[Available records start]
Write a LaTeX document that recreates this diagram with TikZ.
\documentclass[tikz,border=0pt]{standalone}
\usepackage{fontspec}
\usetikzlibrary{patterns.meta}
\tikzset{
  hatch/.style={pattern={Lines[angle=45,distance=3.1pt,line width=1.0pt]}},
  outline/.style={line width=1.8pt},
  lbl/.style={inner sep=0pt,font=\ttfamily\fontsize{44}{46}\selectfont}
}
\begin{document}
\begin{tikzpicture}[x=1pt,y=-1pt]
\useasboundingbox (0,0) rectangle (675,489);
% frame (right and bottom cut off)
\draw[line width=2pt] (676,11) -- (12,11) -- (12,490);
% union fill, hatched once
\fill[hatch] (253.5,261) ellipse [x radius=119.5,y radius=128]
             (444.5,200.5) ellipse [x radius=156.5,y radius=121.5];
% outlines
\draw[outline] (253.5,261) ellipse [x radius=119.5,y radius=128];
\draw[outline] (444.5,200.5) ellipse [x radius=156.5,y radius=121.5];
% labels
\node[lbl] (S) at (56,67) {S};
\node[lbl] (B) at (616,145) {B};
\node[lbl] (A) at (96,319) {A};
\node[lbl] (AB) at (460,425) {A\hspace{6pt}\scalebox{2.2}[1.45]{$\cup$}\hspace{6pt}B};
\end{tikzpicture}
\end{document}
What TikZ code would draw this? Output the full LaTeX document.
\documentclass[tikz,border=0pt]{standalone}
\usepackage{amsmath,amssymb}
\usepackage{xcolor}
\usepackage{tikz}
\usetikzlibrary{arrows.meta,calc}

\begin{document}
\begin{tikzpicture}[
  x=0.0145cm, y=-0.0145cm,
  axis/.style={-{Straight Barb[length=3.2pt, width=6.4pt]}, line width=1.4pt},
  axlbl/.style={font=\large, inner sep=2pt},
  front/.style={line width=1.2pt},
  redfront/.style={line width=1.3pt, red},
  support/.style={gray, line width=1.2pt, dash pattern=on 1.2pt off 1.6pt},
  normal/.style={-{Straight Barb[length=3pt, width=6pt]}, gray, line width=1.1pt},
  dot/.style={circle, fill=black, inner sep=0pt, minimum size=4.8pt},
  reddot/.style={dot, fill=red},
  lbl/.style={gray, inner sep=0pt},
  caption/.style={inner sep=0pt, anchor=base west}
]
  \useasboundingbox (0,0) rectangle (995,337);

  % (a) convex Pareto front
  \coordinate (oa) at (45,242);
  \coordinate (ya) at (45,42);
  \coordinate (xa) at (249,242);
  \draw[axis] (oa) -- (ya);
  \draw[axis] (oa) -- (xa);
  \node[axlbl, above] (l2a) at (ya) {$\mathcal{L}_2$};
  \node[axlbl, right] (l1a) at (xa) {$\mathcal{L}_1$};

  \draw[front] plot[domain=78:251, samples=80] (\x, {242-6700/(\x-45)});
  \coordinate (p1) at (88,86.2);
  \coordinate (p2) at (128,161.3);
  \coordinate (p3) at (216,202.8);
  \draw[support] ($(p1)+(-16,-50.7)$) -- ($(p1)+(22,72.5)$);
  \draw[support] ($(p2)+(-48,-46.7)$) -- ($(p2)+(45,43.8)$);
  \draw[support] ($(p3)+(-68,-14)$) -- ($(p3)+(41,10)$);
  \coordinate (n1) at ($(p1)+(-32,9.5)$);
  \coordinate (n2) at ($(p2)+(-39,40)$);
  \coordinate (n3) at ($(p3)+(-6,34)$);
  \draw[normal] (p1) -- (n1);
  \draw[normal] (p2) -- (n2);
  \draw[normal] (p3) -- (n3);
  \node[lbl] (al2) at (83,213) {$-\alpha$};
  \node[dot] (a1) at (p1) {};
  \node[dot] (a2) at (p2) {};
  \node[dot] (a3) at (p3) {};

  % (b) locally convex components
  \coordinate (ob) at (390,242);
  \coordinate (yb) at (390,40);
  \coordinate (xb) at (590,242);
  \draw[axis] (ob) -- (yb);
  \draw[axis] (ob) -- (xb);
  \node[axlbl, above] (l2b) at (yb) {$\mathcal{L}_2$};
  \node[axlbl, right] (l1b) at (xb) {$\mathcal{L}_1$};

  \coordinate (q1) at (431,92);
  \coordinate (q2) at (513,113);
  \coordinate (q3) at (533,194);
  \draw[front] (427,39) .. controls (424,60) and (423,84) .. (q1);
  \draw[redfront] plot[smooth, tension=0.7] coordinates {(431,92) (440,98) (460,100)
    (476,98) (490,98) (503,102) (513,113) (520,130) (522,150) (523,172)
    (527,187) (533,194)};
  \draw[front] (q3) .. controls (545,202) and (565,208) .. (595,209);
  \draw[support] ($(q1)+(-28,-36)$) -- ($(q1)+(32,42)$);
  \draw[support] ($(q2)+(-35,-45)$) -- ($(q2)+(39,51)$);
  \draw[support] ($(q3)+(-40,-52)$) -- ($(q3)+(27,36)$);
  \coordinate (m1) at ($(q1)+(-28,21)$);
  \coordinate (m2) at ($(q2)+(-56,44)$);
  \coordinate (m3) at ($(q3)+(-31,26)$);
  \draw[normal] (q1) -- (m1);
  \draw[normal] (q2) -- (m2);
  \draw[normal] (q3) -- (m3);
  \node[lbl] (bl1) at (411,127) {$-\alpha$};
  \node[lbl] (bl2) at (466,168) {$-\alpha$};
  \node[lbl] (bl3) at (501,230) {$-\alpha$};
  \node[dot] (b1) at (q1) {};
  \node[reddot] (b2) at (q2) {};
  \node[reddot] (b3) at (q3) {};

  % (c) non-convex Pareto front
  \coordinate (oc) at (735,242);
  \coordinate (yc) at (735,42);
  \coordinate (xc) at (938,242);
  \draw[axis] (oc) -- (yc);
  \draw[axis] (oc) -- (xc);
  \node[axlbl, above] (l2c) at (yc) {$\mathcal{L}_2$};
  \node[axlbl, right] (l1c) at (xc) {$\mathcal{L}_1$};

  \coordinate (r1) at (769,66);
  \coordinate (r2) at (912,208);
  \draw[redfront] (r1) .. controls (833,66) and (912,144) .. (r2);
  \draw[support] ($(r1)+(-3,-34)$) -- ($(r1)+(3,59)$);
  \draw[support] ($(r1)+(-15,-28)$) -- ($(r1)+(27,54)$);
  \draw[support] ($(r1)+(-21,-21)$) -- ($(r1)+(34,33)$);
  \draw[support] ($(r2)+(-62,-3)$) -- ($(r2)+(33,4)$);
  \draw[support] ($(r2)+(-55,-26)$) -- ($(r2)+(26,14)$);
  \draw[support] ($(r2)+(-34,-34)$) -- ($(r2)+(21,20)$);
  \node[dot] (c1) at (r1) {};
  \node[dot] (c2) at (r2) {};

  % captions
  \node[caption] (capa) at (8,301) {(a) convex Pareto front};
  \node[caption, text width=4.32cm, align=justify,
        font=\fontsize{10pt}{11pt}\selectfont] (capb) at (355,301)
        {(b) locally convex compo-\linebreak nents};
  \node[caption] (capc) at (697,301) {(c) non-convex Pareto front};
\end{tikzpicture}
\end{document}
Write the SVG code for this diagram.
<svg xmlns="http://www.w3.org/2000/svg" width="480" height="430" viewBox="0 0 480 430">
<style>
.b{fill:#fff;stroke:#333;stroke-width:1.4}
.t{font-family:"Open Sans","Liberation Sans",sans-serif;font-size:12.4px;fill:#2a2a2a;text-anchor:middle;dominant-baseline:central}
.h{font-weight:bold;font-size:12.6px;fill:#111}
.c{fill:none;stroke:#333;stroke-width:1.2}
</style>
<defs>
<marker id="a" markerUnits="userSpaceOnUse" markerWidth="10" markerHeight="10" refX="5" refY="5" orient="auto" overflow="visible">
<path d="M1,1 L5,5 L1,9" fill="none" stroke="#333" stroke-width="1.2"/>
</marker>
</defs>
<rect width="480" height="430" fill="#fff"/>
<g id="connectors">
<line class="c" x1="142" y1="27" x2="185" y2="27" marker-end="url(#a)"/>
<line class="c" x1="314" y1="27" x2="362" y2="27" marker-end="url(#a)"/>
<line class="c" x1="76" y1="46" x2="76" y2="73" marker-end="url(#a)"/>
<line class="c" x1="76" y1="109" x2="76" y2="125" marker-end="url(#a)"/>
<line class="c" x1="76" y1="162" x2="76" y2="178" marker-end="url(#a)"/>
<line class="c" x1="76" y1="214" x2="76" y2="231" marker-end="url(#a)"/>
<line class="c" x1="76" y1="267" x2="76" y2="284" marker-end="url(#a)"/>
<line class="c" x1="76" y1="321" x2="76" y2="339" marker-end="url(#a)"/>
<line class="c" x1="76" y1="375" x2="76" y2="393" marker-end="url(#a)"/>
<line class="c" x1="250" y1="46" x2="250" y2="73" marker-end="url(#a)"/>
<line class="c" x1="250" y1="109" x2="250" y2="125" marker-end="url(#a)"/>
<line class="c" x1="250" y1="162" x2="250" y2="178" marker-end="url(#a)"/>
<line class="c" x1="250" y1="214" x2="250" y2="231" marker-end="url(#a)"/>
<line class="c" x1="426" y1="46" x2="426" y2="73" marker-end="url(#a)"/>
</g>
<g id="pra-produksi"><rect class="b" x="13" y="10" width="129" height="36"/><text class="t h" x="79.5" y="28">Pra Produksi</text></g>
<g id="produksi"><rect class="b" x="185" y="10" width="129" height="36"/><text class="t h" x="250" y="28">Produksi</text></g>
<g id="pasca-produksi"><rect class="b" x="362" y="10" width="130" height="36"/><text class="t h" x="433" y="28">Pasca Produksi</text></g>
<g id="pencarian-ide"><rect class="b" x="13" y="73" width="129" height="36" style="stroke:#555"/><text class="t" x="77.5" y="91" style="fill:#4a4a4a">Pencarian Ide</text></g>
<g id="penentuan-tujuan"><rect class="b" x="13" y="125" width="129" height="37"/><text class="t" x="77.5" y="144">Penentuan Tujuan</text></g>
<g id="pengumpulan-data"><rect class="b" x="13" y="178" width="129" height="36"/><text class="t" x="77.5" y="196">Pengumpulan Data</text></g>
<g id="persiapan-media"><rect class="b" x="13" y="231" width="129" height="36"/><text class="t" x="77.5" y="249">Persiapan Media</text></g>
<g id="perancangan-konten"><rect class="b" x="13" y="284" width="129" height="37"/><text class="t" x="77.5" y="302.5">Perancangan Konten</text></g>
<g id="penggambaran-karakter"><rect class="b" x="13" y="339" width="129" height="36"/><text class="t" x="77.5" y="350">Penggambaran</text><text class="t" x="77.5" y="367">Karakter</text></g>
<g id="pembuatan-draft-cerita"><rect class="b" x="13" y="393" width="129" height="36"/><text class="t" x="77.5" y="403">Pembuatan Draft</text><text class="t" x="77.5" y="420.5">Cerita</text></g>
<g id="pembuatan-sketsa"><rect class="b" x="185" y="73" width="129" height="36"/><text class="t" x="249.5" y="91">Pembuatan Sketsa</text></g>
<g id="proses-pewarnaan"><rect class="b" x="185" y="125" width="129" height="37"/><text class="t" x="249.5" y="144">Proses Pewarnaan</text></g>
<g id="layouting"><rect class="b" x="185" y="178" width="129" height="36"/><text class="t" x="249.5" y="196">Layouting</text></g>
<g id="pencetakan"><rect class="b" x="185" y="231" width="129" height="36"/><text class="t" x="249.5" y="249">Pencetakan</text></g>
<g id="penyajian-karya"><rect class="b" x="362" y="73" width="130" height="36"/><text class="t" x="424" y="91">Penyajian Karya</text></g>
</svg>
[Available records end]
* _Given problem_
Among the records above, how many lines carry the string "diagram"? Reply with the number alone.

* _Complete answer_
2